Summary: Two stories of faith from different social strata showing how important it is to allow Jesus to touch us and we in turn to touch others
The Marcan Sandwich
Tom Wright the Bishop of Durham in his book “Mark for Everyone” describes this passage as a Marcan sandwich.
For into the story of the raising of Jairus’ daughter, Mark interweaves the story of the healing of the woman with an issue of blood.
And as it turns out both stories are closely related.
There are similarities
Faith figures strongly in both stories.
Both Jairus and the unnamed woman have “an implicit trust in Jesus and the power he bore” (The Message of Mark Donald English p.114
Jairus shows his faith actively by falling down upon his knees.
Where his faith in Jesus comes from, we are not told.
Perhaps Jairus later became a Christian and this was his story which was recorded by the Early Church.
1.2 The Woman
The woman is too fearful to display her faith in Jesus publicly. So she sidles up to him hoping simply to touch the hem of his garment and when she does so she is healed
However Jesus recognises power leaving him when she in faith touches the hem of his garment.
Jesus asks his followers – “Who is it who touched me”– and they are as incredulous.
To them it is as ridiculous as someone asking “who touched me “ in the middle of a rugby scrum!
Jesus doesn’t ask the question to embarrass her – but to show a very simple equation
Her faith + his power = her healing.
Both Jairus and the unknown woman realised that the only solution to their problem was Jesus.
But while there are similarities to the stories there are differences too
There is the man/woman divide
In Jesus day, Jewish society was incredibly paternalistic.
Women were second class citizens in Jesus day.
So much so that a Pharisee would pray, "I thank God that I am not a woman, Gentile or Samaritan"
4 Different social backgrounds
The second difference is that Jairus and the woman from totally different social backgrounds.
Jairus was a pillar of Jewish society – the president of a local synagogue.
Jesus was becoming a well known personality as he moved from Nazareth to Caperaum and some of the local Jewish rabbis were unhappy with him.
His interpretation of the law was uncomfortable to them – and if the local ruler Herod Antipas got to hear of this new “Kingdom of God” movement there would be trouble.
So it take courage for Jairus to come and fall down on his knees before Jesus.
The woman on the other hand, was a social outcast.

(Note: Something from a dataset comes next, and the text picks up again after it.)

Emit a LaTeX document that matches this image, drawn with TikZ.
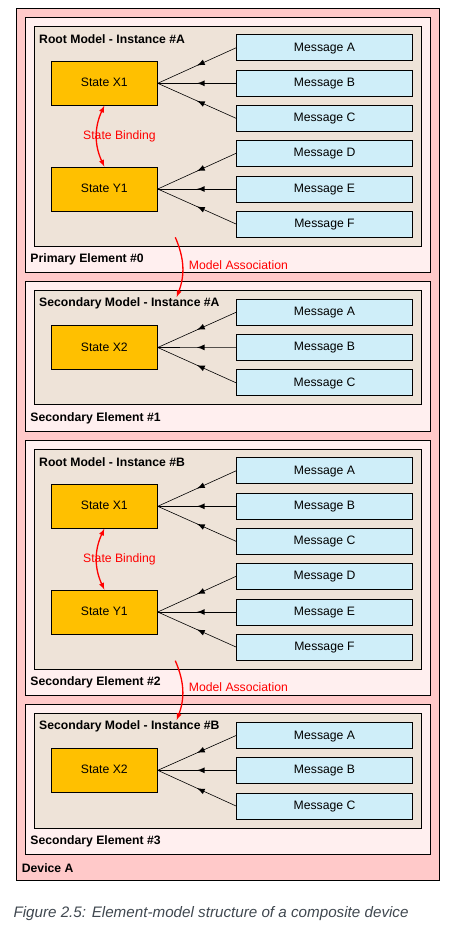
\documentclass[tikz,border=0pt]{standalone}
\usepackage{fontspec}
\setmainfont{Liberation Sans}
\usepackage{tikz}
\usetikzlibrary{arrows}
\usetikzlibrary{decorations.markings}
\usepackage{xcolor}

\definecolor{devfill}{HTML}{FFC9C9}
\definecolor{elemfill}{HTML}{FFEFEF}
\definecolor{modelfill}{HTML}{EEE3D8}
\definecolor{statefill}{HTML}{FFC000}
\definecolor{msgfill}{HTML}{CFEEF9}
\definecolor{capgray}{HTML}{404850}

\tikzset{
  box/.style={draw=black, line width=0.9pt},
  statebox/.style={box, fill=statefill, minimum width=106pt, minimum height=44pt,
    inner sep=0pt, text height=0.72em, text depth=0pt, font=\fontsize{12.2}{14}\selectfont},
  msgbox/.style={box, fill=msgfill, minimum width=176pt, minimum height=26pt,
    inner sep=0pt, text height=0.72em, text depth=0pt, font=\fontsize{12.2}{14}\selectfont},
  title/.style={anchor=west, inner sep=0pt, font=\fontsize{12.2}{14}\selectfont\bfseries},
  redlabel/.style={anchor=west, inner sep=0pt, text=red, font=\fontsize{12.2}{14}\selectfont},
  msgline/.style={draw, line width=0.6pt, postaction={decorate},
    decoration={markings, mark=at position 0.5 with {\arrow[scale=1.7]{latex}}}},
  binding/.style={red, line width=1.3pt, {latex[scale=1.3]}-{latex[scale=1.3]}, bend right=25},
  assoc/.style={red, line width=1.3pt, -{latex[scale=1.3]}, bend left=22}
}

\begin{document}
\begin{tikzpicture}[x=1pt, y=-1pt]
     \useasboundingbox (0,0) rectangle (449,927);
     % containers
     \draw[box, fill=devfill] (16.5,8.5) rectangle (439.5,880);
     \draw[box, fill=elemfill] (25.5,17.5) rectangle (430.5,272.5);
     \draw[box, fill=modelfill] (34.5,26.5) rectangle (421.5,246.5);
     \draw[box, fill=elemfill] (25.5,281.5) rectangle (430.5,431.5);
     \draw[box, fill=modelfill] (34.5,290.5) rectangle (421.5,404);
     \draw[box, fill=elemfill] (25.5,440.5) rectangle (430.5,695.5);
     \draw[box, fill=modelfill] (34.5,449.5) rectangle (421.5,669.5);
     \draw[box, fill=elemfill] (25.5,704.5) rectangle (430.5,854);
     \draw[box, fill=modelfill] (34.5,713.5) rectangle (421.5,828.5);

     \node[title] (devlbl) at (21.7,868) {Device A};
     \node[title] (elem0) at (30.3,259.3) {Primary Element \#0};
     \node[title] (elem1) at (30.3,418.7) {Secondary Element \#1};
     \node[title] (elem2) at (30.3,682.7) {Secondary Element \#2};
     \node[title] (elem3) at (30.3,841.3) {Secondary Element \#3};
     \node[title] (modelA) at (39,39.3) {Root Model - Instance \#A};
     \node[title] (secA) at (39,303.3) {Secondary Model - Instance \#A};
     \node[title] (modelB) at (39,462.3) {Root Model - Instance \#B};
     \node[title] (secB) at (39,726.7) {Secondary Model - Instance \#B};

     % root model A
     \node[statebox] (x1a) at (104.3,83.3) {State X1};
     \node[statebox] (y1a) at (104.3,189) {State Y1};
     \node[msgbox] (ma) at (324.5,47.8) {Message A};
     \node[msgbox] (mb) at (324.5,83.3) {Message B};
     \node[msgbox] (mc) at (324.5,118.3) {Message C};
     \node[msgbox] (md) at (324.5,153.3) {Message D};
     \node[msgbox] (me) at (324.5,189) {Message E};
     \node[msgbox] (mf) at (324.5,224) {Message F};
     \draw[msgline] (ma.west) -- (x1a.east);
     \draw[msgline] (mb.west) -- (x1a.east);
     \draw[msgline] (mc.west) -- (x1a.east);
     \draw[msgline] (md.west) -- (y1a.east);
     \draw[msgline] (me.west) -- (y1a.east);
     \draw[msgline] (mf.west) -- (y1a.east);
     \draw[binding] (x1a.south) to (y1a.north);
     \node[redlabel] (bindA) at (83,136.7) {State Binding};

     % secondary model A
     \node[statebox] (x2a) at (104.3,347.5) {State X2};
     \node[msgbox] (sma) at (324.5,312.3) {Message A};
     \node[msgbox] (smb) at (324.5,347.3) {Message B};
     \node[msgbox] (smc) at (324.5,382.8) {Message C};
     \draw[msgline] (sma.west) -- (x2a.east);
     \draw[msgline] (smb.west) -- (x2a.east);
     \draw[msgline] (smc.west) -- (x2a.east);

     % root model B
     \node[statebox] (x1b) at (104.3,506.3) {State X1};
     \node[statebox] (y1b) at (104.3,612) {State Y1};
     \node[msgbox] (mab) at (324.5,470.8) {Message A};
     \node[msgbox] (mbb) at (324.5,506.3) {Message B};
     \node[msgbox] (mcb) at (324.5,541.3) {Message C};
     \node[msgbox] (mdb) at (324.5,576.3) {Message D};
     \node[msgbox] (meb) at (324.5,612) {Message E};
     \node[msgbox] (mfb) at (324.5,647) {Message F};
     \draw[msgline] (mab.west) -- (x1b.east);
     \draw[msgline] (mbb.west) -- (x1b.east);
     \draw[msgline] (mcb.west) -- (x1b.east);
     \draw[msgline] (mdb.west) -- (y1b.east);
     \draw[msgline] (meb.west) -- (y1b.east);
     \draw[msgline] (mfb.west) -- (y1b.east);
     \draw[binding] (x1b.south) to (y1b.north);
     \node[redlabel] (bindB) at (83,559.3) {State Binding};

     % secondary model B
     \node[statebox] (x2b) at (104.3,770.3) {State X2};
     \node[msgbox] (smab) at (324.5,735.5) {Message A};
     \node[msgbox] (smbb) at (324.5,770.3) {Message B};
     \node[msgbox] (smcb) at (324.5,806) {Message C};
     \draw[msgline] (smab.west) -- (x2b.east);
     \draw[msgline] (smbb.west) -- (x2b.east);
     \draw[msgline] (smcb.west) -- (x2b.east);

     % model associations
     \coordinate (assocA0) at (175.3,237.3);
     \coordinate (assocA1) at (176.7,297);
     \coordinate (assocB0) at (175.3,660.7);
     \coordinate (assocB1) at (176.7,720);
     \draw[assoc] (assocA0) to (assocA1);
     \draw[assoc] (assocB0) to (assocB1);
     \node[redlabel] (assocAlbl) at (188.7,264.7) {Model Association};
     \node[redlabel] (assocBlbl) at (188.7,687) {Model Association};

     \node[anchor=west, inner sep=0pt, text=capgray, font=\fontsize{15.2}{17}\selectfont\itshape]
        (caption) at (13.3,913.3) {Figure 2.5: Element-model structure of a composite device};
\end{tikzpicture}
\end{document}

Her problem put one outside of the community .
And I think the point Jesus is making is this – no one is too good or too bad for Jesus.
The kingdom of God is open to everyone. And faith in Jesus is the key.
And what does Jesus do to effect the healing.
He touches both the unclean woman and a corpse – that is Jairus’ daughter.
Two no no’s in Jewish society.
But what we consider unclean, Jesus is prepared to touch and make clean.
The woman loses her stigma of the issue of blood and the corpse, Jairus’ daughter is raised to new life.
Jesus is calling us to reach out and allow him to touch us and those around us with healing. And for us to reach out and touch others too
Story: Let me close with a poem I came across when I was preparing this sermon. It’s called Reaching for Rainbows by Anne Weems ( 1980, Westminster Press)
What is all this touching in church?
It used to be a person could come to church and
sit in the pew and not be bothered by all this
friendliness and certainly not by touching.
I used to come to church and leave untouched.
Now I have to be nervous about what’s expected of me.
I have to worry about responding to the person sitting next to me.
Oh, I wish it could be the way it used to be;
I could just ask the person next to me: How are you? And the person could answer: Oh, just fine,
And we’d both go home . . . strangers who have known each other for twenty years.
But now the minister asks us to look at each other.
I’m worried about that hurt look I saw in that woman’s eyes.
Now I’m concerned, because when the minister asks us to pass the peace, the man next to me held my hand so tightly that I wondered if he had been touched in years.
Now I’m upset because the lady next to me cried and then apologised
And said it was because I was so kind and that she needed a friend right now.